For one pie, you’ll need:

20 digestive biscuits
3 rounded tablespoons butter
1 tin dulce de leche (see above)
5 bananas
Cream for pouring

Line a springform cake tin with greaseproof paper.

Crush the biscuits into crumbs. This takes a few seconds in the food processor, but if you don’t have one you can put them in a sealed plastic sandwich bag and wallop the bejesus out of them with a rolling pin. Melt the butter and combine with the crumbs until you have a stiff paste. Mould the paste in the bottom of the tin until you have a flan base with shallow sides. Don’t worry about being too tidy; you’ll be covering the base up in a while.Put the cake tin in the fridge for about an hour to harden.

When the pie crust is nice and solid, remove it from the cake tin and spread a whole tin of cooled dulce de leche on the base. Top this with chopped, fresh bananas. Pour over gouts of cream and serve.

16 Replies to “Banoffee pie – homemade dulce de leche”

  1. Dear Squeeze,

    I wondered about the name and found this on wikipedia:
    Its name is a portmanteau constructed from the words “banana” and “toffee”.

    Inventorship of the pie is claimed by Ian Dowding and Nigel Mackenzie of The Hungry Monk pub in Jevington, East Sussex. They claim to have invented the pie in 1972, and the pub’s exterior bears a plaque to that effect. The recipe was never patented, however, and in 1994 a number of supermarkets began selling it as an American pie, leading Dowding and Mackenzie to offer a £10,000 prize to anyone who could disprove their claim. [1]

    There is some discussion over the best spelling for the pie’s name; The Hungry Monk preferring “banoffi” where the logical etymological spelling would be “banoffee”, to correspond with “toffee”. Other variations include “banoffy” and “bannofie”.

  2. My every move driven by the Google algorithm, I simply chose the most common spelling for the thing as the post title. Shameless but effective.

    Banoffee pie, whatever its origins, simply doesn’t have much of a sense of Britishness about it. There’s that New York cheesecake base, and the South American dulce de leche. Bananas aren’t that common in British gardens either. Thank God for mongrel foods – they’re often my very favourites.

  3. It does sound like lots of American pies invented before 1972 or lots of stuff from Down South America Way. I am thinking of a pattiserie in Rio, actually.
    I guess I’ll have to go track down the original to win the prize money when I disprove their claim of invention.

  4. I grew up in England, and never having seen this in the States am looking forward to making this and indulging in a taste of home. I LOVE your description of "gouts of cream"! 🙂
    In searching for a recipe I found one with a comment that as cans are no longer lined it is not safe to boil in the can as 'something' leeches into the milk. Know anything about this??

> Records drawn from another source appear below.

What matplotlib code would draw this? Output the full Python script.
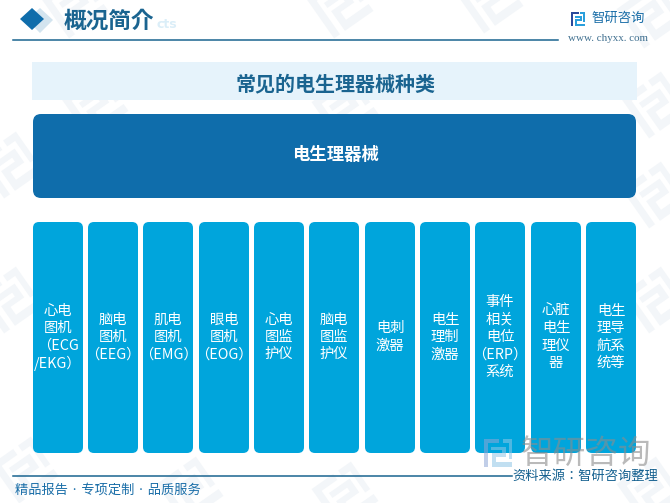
import matplotlib
matplotlib.use("Agg")
import matplotlib.pyplot as plt
from matplotlib.patches import FancyBboxPatch, Rectangle, Polygon
from matplotlib.transforms import Affine2D

CJK = "Noto Sans CJK JP"
plt.rcParams["font.family"] = [CJK, "DejaVu Sans"]

header_title = "概况简介"
panel_title = "常见的电生理器械种类"
root_label = "电生理器械"
brand = "智研咨询"
site = "www. chyxx. com"
footer_left = "精品报告 · 专项定制 · 品质服务"
footer_right = "资料来源：智研咨询整理"
categories = [
    ["心电", "图机", "（ECG", "/EKG）"],
    ["脑电", "图机", "（EEG）"],
    ["肌电", "图机", "（EMG）"],
    ["眼电", "图机", "（EOG）"],
    ["心电", "图监", "护仪"],
    ["脑电", "图监", "护仪"],
    ["电刺", "激器"],
    ["电生", "理制", "激器"],
    ["事件", "相关", "电位", "（ERP）", "系统"],
    ["心脏", "电生", "理仪", "器"],
    ["电生", "理导", "航系", "统等"],
]
card_lefts = [33, 88, 143, 199, 254, 309, 365, 420, 475, 531, 586]
watermarks = [(75, 5), (650, 15), (340, 5), (95, 105), (10, 165),
              (345, 108), (655, 105), (10, 300), (655, 300), (25, 470),
              (190, 490), (345, 495), (650, 490), (490, 0), (655, 195)]

DARK = "#0f6dab"
CARD = "#00a5dc"
TEXT = "#1a6490"

fig = plt.figure(figsize=(6.7, 5.03), dpi=100)
ax = fig.add_axes([0, 0, 1, 1])
ax.set_xlim(0, 670)
ax.set_ylim(503, 0)
ax.axis("off")


def logo(cx, cy, s, colors, alpha=1.0, rot=0, z=1):
    tr = Affine2D().scale(s).rotate_deg(rot).translate(cx, cy) + ax.transData
    shapes = [
        [(-1, -1), (0.1, -1), (0.1, -0.7), (-0.7, -0.7), (-0.7, 1), (-1, 1)],
        [(-0.5, -0.45), (0.55, -0.45), (0.55, 0.25), (-0.15, 0.25), (-0.15, 0.65),
         (1, 0.65), (1, 1), (-0.45, 1), (-0.45, 0), (0.25, 0), (0.25, -0.2), (-0.5, -0.2)],
        [(0.35, -1), (1, -1), (1, 0.4), (0.75, 0.4), (0.75, -0.7), (0.35, -0.7)],
    ]
    for pts, color in zip(shapes, colors):
        ax.add_patch(Polygon(pts, closed=True, fc=color, ec="none", alpha=alpha,
                             transform=tr, zorder=z))


for wx, wy in watermarks:
    logo(wx, wy, 24, ["#f3f6f9"] * 3, rot=-35, z=1)

# header
ax.add_patch(Polygon([(40, 8), (53, 20), (40, 33), (27, 20)], closed=True,
                     fc="#d3e4ef", ec="none", zorder=2))
ax.add_patch(Polygon([(32, 8), (44, 19), (32, 30), (20, 19)], closed=True,
                     fc=DARK, ec="none", zorder=3))
ax.text(156.5, 24, "cts", fontsize=9, fontweight="bold", color="#dbeef8",
        family="DejaVu Sans", ha="left", va="center", zorder=2)
ax.text(64, 21.5, header_title, fontsize=16.3, fontweight="bold", color=TEXT,
        ha="left", va="center", zorder=4)
ax.plot([13, 558], [39.5, 39.5], color=TEXT, lw=1.1, zorder=3)

logo(578, 19, 7, ["#2b4a9b", "#2a9fdc", "#2a9fdc"], z=4)
ax.text(592, 18, brand, fontsize=9.6, color="#1a6ea8", ha="left", va="center", zorder=4)
ax.text(568, 38.5, site, fontsize=7.9, family="Liberation Serif", color="#3f6f8f",
        ha="left", va="center", zorder=4)

# title band
ax.add_patch(Rectangle((32, 62), 605, 38, fc="#e6f3fb", ec="none", zorder=2))
ax.text(335.5, 83.5, panel_title, fontsize=14.4, fontweight="bold", color=TEXT,
        ha="center", va="center", zorder=3)

# root box
ax.add_patch(FancyBboxPatch((41, 122), 587, 68, boxstyle="round,pad=8,rounding_size=8",
                            fc=DARK, ec="none", zorder=2))
ax.text(335, 155, root_label, fontsize=12.5, fontweight="bold", color="white",
        ha="center", va="center", zorder=3)

# category cards
PITCH = 17.4
for left, lines in zip(card_lefts, categories):
    ax.add_patch(FancyBboxPatch((left + 6, 228), 38, 219,
                                boxstyle="round,pad=6,rounding_size=6",
                                fc=CARD, ec="none", zorder=2))
    for i, line in enumerate(lines):
        y = 337 + (i - (len(lines) - 1) / 2) * PITCH
        ax.text(left + 25, y, line, fontsize=10.3, color="white", ha="center",
                va="center", zorder=3)

# footer
logo(498, 453, 14, ["#8fa6d6", "#8fc6e6", "#8fc6e6"], alpha=0.55, z=5)
ax.text(586, 454, brand, fontsize=23.5, color="#8c8c8c", alpha=0.6, ha="center",
        va="center", zorder=5)
ax.plot([13, 512], [475.5, 475.5], color=TEXT, lw=1.1, zorder=3)
ax.text(15, 490.5, footer_left, fontsize=9.5, color="#1a6ea8", ha="left", va="center", zorder=4)
ax.text(658, 476.5, footer_right, fontsize=9.5, color="#14608f", ha="right", va="center", zorder=6)

fig.savefig("out.png", dpi=100)
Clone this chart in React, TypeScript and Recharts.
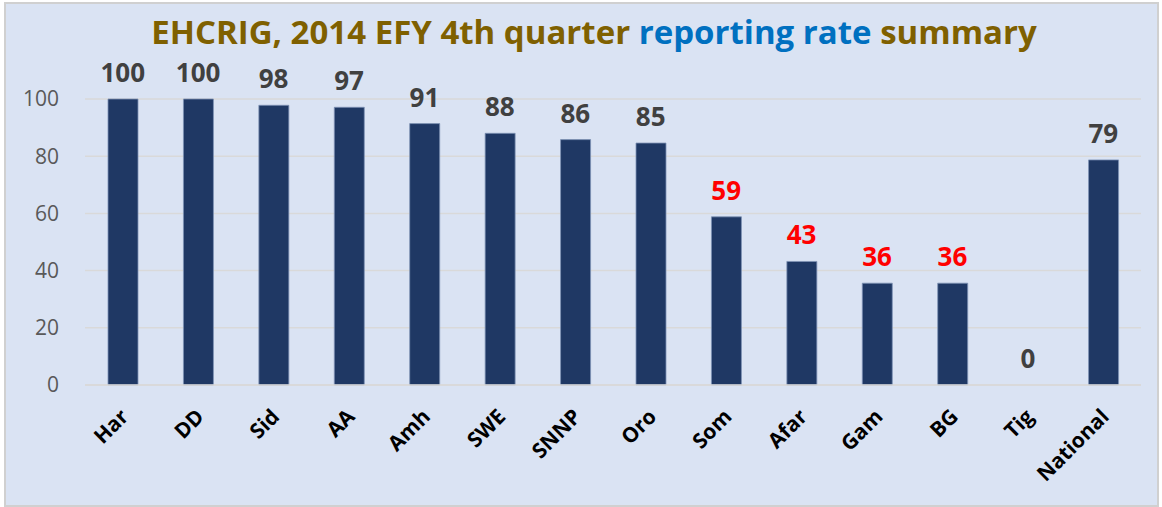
import React from "react";
import { ComposedChart, Bar, Line, XAxis, YAxis, CartesianGrid, LabelList } from "recharts";

const regions = ["Har", "DD", "Sid", "AA", "Amh", "SWE", "SNNP", "Oro", "Som", "Afar", "Gam", "BG", "Tig", "National"];
const rates = [100, 100, 97.8, 97.1, 91.4, 88.0, 85.8, 84.6, 58.8, 43.2, 35.6, 35.6, 0, 78.7];
const yTicks = [0, 20, 40, 60, 80, 100];

const data = regions.map((name, i) => ({ name, rate: rates[i] }));

const FONT = "'Open Sans', sans-serif";

const XTick = (props: any) => {
  const { x, y, payload } = props;
  return (
    <g transform={`translate(${x + 7},${y + 25})`}>
      <text
        transform="rotate(-45)"
        textAnchor="end"
        fontFamily={FONT}
        fontWeight={700}
        fontSize={21}
        fill="#000"
      >
        {payload.value}
      </text>
    </g>
  );
};

// labels hang off the (invisible) line so that the zero bar still gets one
const ValueLabel = (props: any) => {
  const { x, y, value } = props;
  const v = Math.round(value);
  const red = v > 0 && v < 60;
  return (
    <text
      x={x}
      y={y - 17}
      textAnchor="middle"
      fontFamily={FONT}
      fontWeight={700}
      fontSize={26}
      fill={red ? "#FF0000" : "#404040"}
    >
      {v}
    </text>
  );
};

export default function App() {
  return (
    <div
      style={{
        position: "absolute",
        left: 0,
        top: 0,
        width: 1162,
        height: 507,
        background: "#fff",
      }}
    >
      <div
        style={{
          position: "absolute",
          left: 4,
          top: 2,
          width: 1151,
          height: 501,
          background: "#DAE3F3",
          border: "2px solid #D0D0D0",
        }}
      />
      <div
        style={{
          position: "absolute",
          left: 13,
          top: 9,
          width: 1162,
          textAlign: "center",
          fontFamily: FONT,
          fontWeight: 700,
          fontSize: 33,
          color: "#7F6000",
        }}
      >
        EHCRIG, 2014 EFY 4th quarter <span style={{ color: "#0070C0" }}>reporting rate</span> summary
      </div>
      <div style={{ position: "absolute", left: 0, top: 0 }}>
        <ComposedChart
          width={1162}
          height={507}
          data={data}
          margin={{ top: 99, right: 21, bottom: 0, left: 0 }}
          barCategoryGap={0}
        >
          <CartesianGrid vertical={false} stroke="#D9D9D9" strokeWidth={1.5} />
          <YAxis
            domain={[0, 100]}
            ticks={yTicks}
            width={85}
            axisLine={false}
            tickLine={false}
            tickSize={0}
            tickMargin={26}
            tick={{ fill: "#595959", fontSize: 21, fontFamily: FONT }}
          />
          <XAxis
            dataKey="name"
            height={122}
            interval={0}
            axisLine={{ stroke: "#D9D9D9", strokeWidth: 1.5 }}
            tickLine={false}
            tick={<XTick />}
          />
          <Bar
            dataKey="rate"
            barSize={30}
            fill="#1F3864"
            stroke="#7F93B5"
            strokeWidth={0.8}
            isAnimationActive={false}
          />
          <Line
            dataKey="rate"
            stroke="none"
            dot={false}
            activeDot={false}
            isAnimationActive={false}
          >
            <LabelList dataKey="rate" content={<ValueLabel />} />
          </Line>
        </ComposedChart>
      </div>
    </div>
  );
}
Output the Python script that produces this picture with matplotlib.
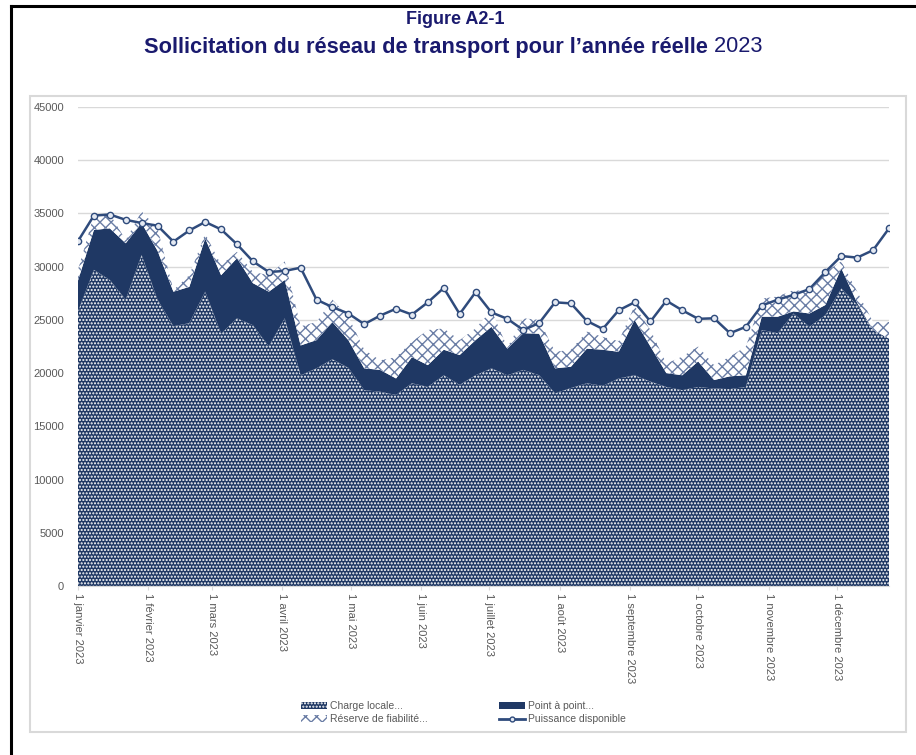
import matplotlib
matplotlib.use("Agg")
import pandas as pd
from matplotlib import pyplot as plt
from matplotlib.lines import Line2D
from matplotlib.patches import Patch, Rectangle

# semaines de 2023 (MW)
semaines = pd.date_range("2023-01-01", periods=52, freq="7D")

charge_locale = [25800, 29700, 28750, 26900, 31100, 26900, 24400, 24700, 27650, 23700,
                 25150, 24500, 22500, 25150, 19800, 20450, 21300, 20500, 18400, 18250,
                 17950, 19050, 18700, 19800, 18900, 19800, 20450, 19800, 20300, 19800,
                 18100, 18600, 19050, 18800, 19500, 19800, 19200, 18700, 18400, 18700,
                 18550, 18500, 18700, 24050, 23750, 25600, 24350, 25450, 27950, 26400,
                 24050, 23250]
point_a_point = [2900, 3750, 4850, 5300, 3000, 4600, 3250, 3400, 5000, 5500,
                 5650, 3950, 5150, 3600, 2800, 2650, 3500, 2600, 2050, 2050,
                 1550, 2450, 2050, 2400, 2800, 3300, 3900, 2500, 3450, 3900,
                 2350, 2000, 3250, 3400, 2500, 5200, 3300, 1300, 1400, 2400,
                 800, 1200, 1100, 1250, 1550, 200, 1250, 950, 1900, 200,
                 0, 0]
reserve = [1000, 1400, 1350, 300, 1100, 2100, 150, 1100, 450, 950,
           600, 1050, 1550, 1750, 1800, 1700, 2100, 2200, 1750, 900,
           2000, 1450, 3300, 2000, 1400, 1100, 1550, 100, 1400, 1300,
           1550, 1600, 1600, 1200, 1000, 1300, 1550, 900, 1750, 1400,
           1400, 1850, 2700, 1700, 1900, 2000, 2050, 3100, 650, 1050,
           750, 1550]
puissance_dispo = [32400, 34800, 34900, 34400, 34100, 33850, 32350, 33400, 34200, 33500,
                   32100, 30500, 29500, 29600, 29900, 26900, 26200, 25600, 24600, 25400,
                   26050, 25500, 26650, 28000, 25550, 27600, 25700, 25100, 24050, 24700,
                   26650, 26550, 24900, 24150, 25900, 26650, 24850, 26800, 25900, 25100,
                   25150, 23750, 24350, 26350, 26900, 27350, 27900, 29500, 31000, 30850,
                   31550, 33600]

mois = pd.date_range("2023-01-01", periods=12, freq="MS")
mois_labels = ["1 janvier 2023", "1 février 2023", "1 mars 2023", "1 avril 2023",
               "1 mai 2023", "1 juin 2023", "1 juillet 2023", "1 août 2023",
               "1 septembre 2023", "1 octobre 2023", "1 novembre 2023", "1 décembre 2023"]

navy = "#1f3864"
hatch_x = "#6a7da5"
gris = "#595959"

plt.rcParams["font.family"] = ["Liberation Sans", "DejaVu Sans"]

fig = plt.figure(figsize=(9.16, 7.55), dpi=100)
ax = fig.add_axes([78 / 916, 1 - 586 / 755, (889 - 78) / 916, (586 - 107) / 755])

polys = ax.stackplot(semaines, charge_locale, point_a_point, reserve,
                     colors=[navy, navy, "white"], zorder=2)
polys[0].set_hatch(".....")
polys[0].set_edgecolor("white")
polys[0].set_linewidth(0)
polys[1].set_linewidth(0)
polys[2].set_hatch("xxx")
polys[2].set_edgecolor(hatch_x)
polys[2].set_linewidth(0)

ax.plot(semaines, puissance_dispo, color="#2f4b7c", lw=1.8, marker="o", ms=4.5,
        mfc="#e4e9f2", mec="#2f4b7c", mew=1, zorder=3)

ax.set_ylim(0, 45000)
ax.set_yticks(range(0, 45001, 5000))
ax.set_xlim(semaines[0], semaines[-1])
ax.set_xticks(mois)
ax.set_xticklabels(mois_labels)
ax.tick_params(axis="x", labelrotation=270, labelsize=8, labelcolor=gris,
               length=3, color="#d9d9d9", pad=2)
ax.tick_params(axis="y", labelsize=8, labelcolor=gris, length=0, pad=10)
ax.grid(axis="y", color="#d9d9d9", lw=1, zorder=0)
ax.set_axisbelow(True)
for s in ["top", "right", "left"]:
    ax.spines[s].set_visible(False)
ax.spines["bottom"].set_color("#d9d9d9")

# legende
handles = [
    Patch(facecolor=navy, edgecolor="white", hatch=".....", lw=0, label="Charge locale..."),
    Patch(facecolor="white", edgecolor=hatch_x, hatch="xxx", lw=0, label="Réserve de fiabilité..."),
    Patch(facecolor=navy, lw=0, label="Point à point..."),
    Line2D([], [], color="#2f4b7c", lw=2, marker="o", ms=3.5, mfc="#e4e9f2",
           label="Puissance disponible"),
]
leg = fig.legend(handles=handles, loc="center", bbox_to_anchor=(0.506, 0.0563), ncol=2,
                 frameon=False, fontsize=7.5, handlelength=2.5, handleheight=0.6,
                 columnspacing=6.8, labelspacing=0.3, handletextpad=0.3)
for t in leg.get_texts():
    t.set_color(gris)

# cadres
fig.add_artist(Rectangle((30 / 916, 1 - 732 / 755), 876 / 916, 636 / 755,
                         transform=fig.transFigure, fill=False, ec="#d9d9d9", lw=1.5))
fig.add_artist(Line2D([11 / 916, 1], [1 - 6 / 755, 1 - 6 / 755],
                      transform=fig.transFigure, color="black", lw=2.2))
fig.add_artist(Line2D([11 / 916, 11 / 916], [0, 1 - 6 / 755],
                      transform=fig.transFigure, color="black", lw=2.2))

# titres
titre_col = "#1a1a6e"
fig.text(0.497, 1 - 19 / 755, "Figure A2-1", ha="center", va="center",
         fontsize=13, fontweight="bold", color=titre_col)
t1 = fig.text(0, 1 - 47 / 755, "Sollicitation du réseau de transport pour l’année réelle",
              ha="left", va="center", fontsize=15.7, fontweight="bold", color=titre_col)
t2 = fig.text(0, 1 - 47 / 755, " 2023", ha="left", va="center", fontsize=15.7,
              color=titre_col)
r = fig.canvas.get_renderer()
w1 = t1.get_window_extent(r).width / fig.bbox.width
w2 = t2.get_window_extent(r).width / fig.bbox.width
x0 = 0.495 - (w1 + w2) / 2
t1.set_x(x0)
t2.set_x(x0 + w1)

fig.savefig("out.png", dpi=100)
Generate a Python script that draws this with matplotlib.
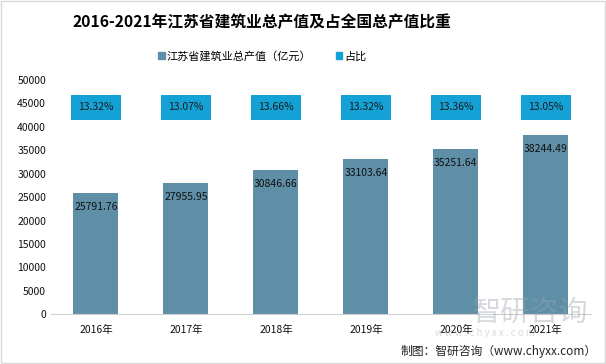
import matplotlib.pyplot as plt
import numpy as np
from matplotlib.patches import Patch

plt.rcParams['font.family'] = ['Noto Sans CJK SC', 'DejaVu Sans']

years = ['2016年', '2017年', '2018年', '2019年', '2020年', '2021年']
output = [25791.76, 27955.95, 30846.66, 33103.64, 35251.64, 38244.49]
share = [13.32, 13.07, 13.66, 13.32, 13.36, 13.05]

bar_color = '#5f8fa7'
box_color = '#14a2d6'

fig = plt.figure(figsize=(6.06, 3.64), dpi=100)
ax = fig.add_axes([0.084, 0.137, 0.891, 0.643])

x = np.arange(len(years))
ax.bar(x, output, width=0.5, color=bar_color)
for xi, v in zip(x, output):
    ax.annotate('%.2f' % v, (xi, v), xytext=(0, -14), textcoords='offset pixels',
                ha='center', va='center', fontsize=7.5, color='#111111')
# share labels drawn as boxed data labels near the top
for xi, s in zip(x, share):
    ax.text(xi, 44200, '%.2f%%' % s, ha='center', va='center', fontsize=7.5,
            color='#1a1a1a',
            bbox=dict(boxstyle='square,pad=0.72', fc=box_color, ec='none'))

ax.set_xlim(-0.5, len(years) - 0.5)
ax.set_ylim(0, 50000)
ax.set_yticks(np.arange(0, 50001, 5000))
ax.set_xticks(x)
ax.set_xticklabels(years)
ax.tick_params(axis='both', length=0, labelsize=7.5, colors='#111111')
ax.tick_params(axis='x', pad=8)
for sp in ['top', 'right', 'left']:
    ax.spines[sp].set_visible(False)
ax.spines['bottom'].set_color('#d0d0d0')

fig.text(0.432, 0.94, '2016-2021年江苏省建筑业总产值及占全国总产值比重',
         ha='center', va='center', fontsize=11.3, fontweight='bold')
handles = [Patch(color=bar_color), Patch(color=box_color)]
labels = ['江苏省建筑业总产值（亿元）', '占比']
fig.legend(handles, labels, loc='center', bbox_to_anchor=(0.433, 0.845), ncol=2,
           frameon=False, fontsize=8, handlelength=0.6, handleheight=0.6,
           handletextpad=0.2, columnspacing=2.2)

# watermark
fig.text(0.875, 0.14, '智研咨询', ha='center', va='center', fontsize=21,
         color='#9aa3ad', alpha=0.4)
fig.text(0.80, 0.085, 'w w w . c h y x x . c o m', ha='center', va='center',
         fontsize=7, color='#9aa3ad', alpha=0.4)
fig.text(0.985, 0.035, '制图：智研咨询（www.chyxx.com）', ha='right', va='center',
         fontsize=8.5, color='#222222')

fig.patches.append(plt.Rectangle((0.002, 0.003), 0.996, 0.994, transform=fig.transFigure,
                                 fill=False, ec='#d9d9d9', lw=1))
fig.savefig('out.png', dpi=100)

  5. Hello Unique – I’ve not heard a sausage about “something” leeching out of the can. I’m pretty confident it doesn’t. Cans are heated to a high temperature anyway when they’re sealed, and safety standards these days are such that any company lining their cans with something that spontaneously became deadly on heating wouldn’t survive long, given how litigious we are these days.

    The only data I have to go on here is that I, like the dozens of people who have eaten banoffee pies I’ve made, am still alive. Best of luck!

  6. Two things: Firstly I’m not quite happy boiling cans that have a tab opener like drink cans… wouldn’t they open whilst boiling?
    If you are spreading the cream over the bananas, try grating dark chocolate over the cream, give a nice contrast.

  7. ok i admit i dont really know alot about cooking since im only 14 but a lil tip if it helps some people with the base..if you add in a tea spoon of golden syrp into the base mixture it will help it stay together,bye

  8. The original banoffi pie from the Hungry Monk doesn’t use that American style cheesecake base but filo pastry. Just saying.

  9. I will have to check the Hungry Monk out – looks a smashing wee place.

    Also, try crushing a few nuts into the biscuit mixture for the base. Pecans or walnuts – adds a little texture and flavour!

    It also seems to be quite common to add coffee into the whipped cream topping. Has anyone tried this?